■ Figure scripts ■
_ _ _ _ _

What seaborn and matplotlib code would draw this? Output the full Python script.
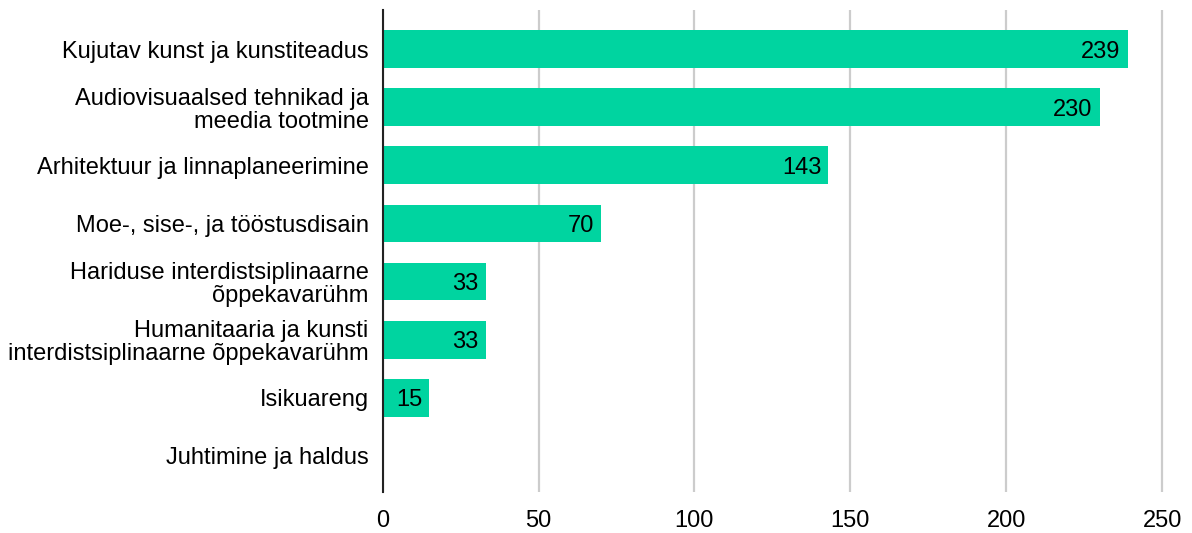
import matplotlib
matplotlib.use("Agg")
import matplotlib.pyplot as plt
import pandas as pd
import seaborn as sns

categories = [
    "Kujutav kunst ja kunstiteadus",
    "Audiovisuaalsed tehnikad ja\nmeedia tootmine",
    "Arhitektuur ja linnaplaneerimine",
    "Moe-, sise-, ja tööstusdisain",
    "Hariduse interdistsiplinaarne\nõppekavarühm",
    "Humanitaaria ja kunsti\ninterdistsiplinaarne õppekavarühm",
    "Isikuareng",
    "Juhtimine ja haldus",
]
values = [239, 230, 143, 70, 33, 33, 15, 0]
x_ticks = [0, 50, 100, 150, 200, 250]

BAR_COLOR = "#00d4a0"
FS = 17

sns.set_theme(style="white")
plt.rcParams["font.family"] = ["Liberation Sans", "DejaVu Sans"]

df = pd.DataFrame({"category": categories, "value": values})

fig = plt.figure(figsize=(11.92, 5.33), dpi=100)
ax = fig.add_axes([0.321, 0.077, 0.667, 0.904])

sns.barplot(data=df, x="value", y="category", orient="h", color=BAR_COLOR,
            width=0.65, saturation=1, linewidth=0, ax=ax, zorder=3)

for i, v in enumerate(values):
    if v > 0:
        ax.text(v - 2.3, i, str(v), ha="right", va="center_baseline",
                fontsize=FS, color="black", zorder=4)

ax.set_xlim(0, 255)
ax.set_ylim(7.62, -0.67)
ax.set_xticks(x_ticks)
ax.xaxis.grid(True, color="#cccccc", linewidth=1.6, zorder=0)
ax.set_axisbelow(True)
for side in ["top", "right", "bottom"]:
    ax.spines[side].set_visible(False)
ax.spines["left"].set_color("#222222")
ax.spines["left"].set_linewidth(1.5)
ax.spines["left"].set_zorder(5)
ax.set_xlabel("")
ax.set_ylabel("")
ax.tick_params(axis="both", length=0, labelsize=FS, colors="black")
ax.tick_params(axis="y", pad=10)
ax.tick_params(axis="x", pad=13)
for lbl in ax.get_yticklabels():
    lbl.set_linespacing(1.05)

fig.savefig("out.png", dpi=100)
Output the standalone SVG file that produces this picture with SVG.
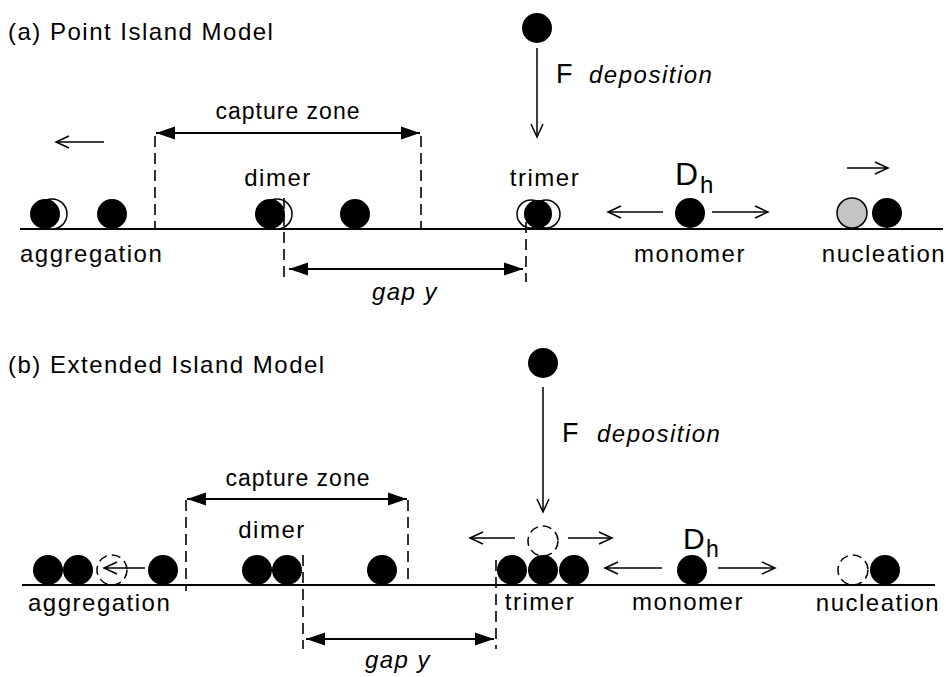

_ _ _ _ _

■ Prompt ■
Except for the pictures, copy the material above exactly.

■ Result below ■
What seaborn and matplotlib code would draw this? Output the full Python script.
import matplotlib
matplotlib.use("Agg")
import matplotlib.pyplot as plt
import pandas as pd
import seaborn as sns

categories = [
    "Kujutav kunst ja kunstiteadus",
    "Audiovisuaalsed tehnikad ja\nmeedia tootmine",
    "Arhitektuur ja linnaplaneerimine",
    "Moe-, sise-, ja tööstusdisain",
    "Hariduse interdistsiplinaarne\nõppekavarühm",
    "Humanitaaria ja kunsti\ninterdistsiplinaarne õppekavarühm",
    "Isikuareng",
    "Juhtimine ja haldus",
]
values = [239, 230, 143, 70, 33, 33, 15, 0]
x_ticks = [0, 50, 100, 150, 200, 250]

BAR_COLOR = "#00d4a0"
FS = 17

sns.set_theme(style="white")
plt.rcParams["font.family"] = ["Liberation Sans", "DejaVu Sans"]

df = pd.DataFrame({"category": categories, "value": values})

fig = plt.figure(figsize=(11.92, 5.33), dpi=100)
ax = fig.add_axes([0.321, 0.077, 0.667, 0.904])

sns.barplot(data=df, x="value", y="category", orient="h", color=BAR_COLOR,
            width=0.65, saturation=1, linewidth=0, ax=ax, zorder=3)

for i, v in enumerate(values):
    if v > 0:
        ax.text(v - 2.3, i, str(v), ha="right", va="center_baseline",
                fontsize=FS, color="black", zorder=4)

ax.set_xlim(0, 255)
ax.set_ylim(7.62, -0.67)
ax.set_xticks(x_ticks)
ax.xaxis.grid(True, color="#cccccc", linewidth=1.6, zorder=0)
ax.set_axisbelow(True)
for side in ["top", "right", "bottom"]:
    ax.spines[side].set_visible(False)
ax.spines["left"].set_color("#222222")
ax.spines["left"].set_linewidth(1.5)
ax.spines["left"].set_zorder(5)
ax.set_xlabel("")
ax.set_ylabel("")
ax.tick_params(axis="both", length=0, labelsize=FS, colors="black")
ax.tick_params(axis="y", pad=10)
ax.tick_params(axis="x", pad=13)
for lbl in ax.get_yticklabels():
    lbl.set_linespacing(1.05)

fig.savefig("out.png", dpi=100)
Output the standalone SVG file that produces this picture with SVG.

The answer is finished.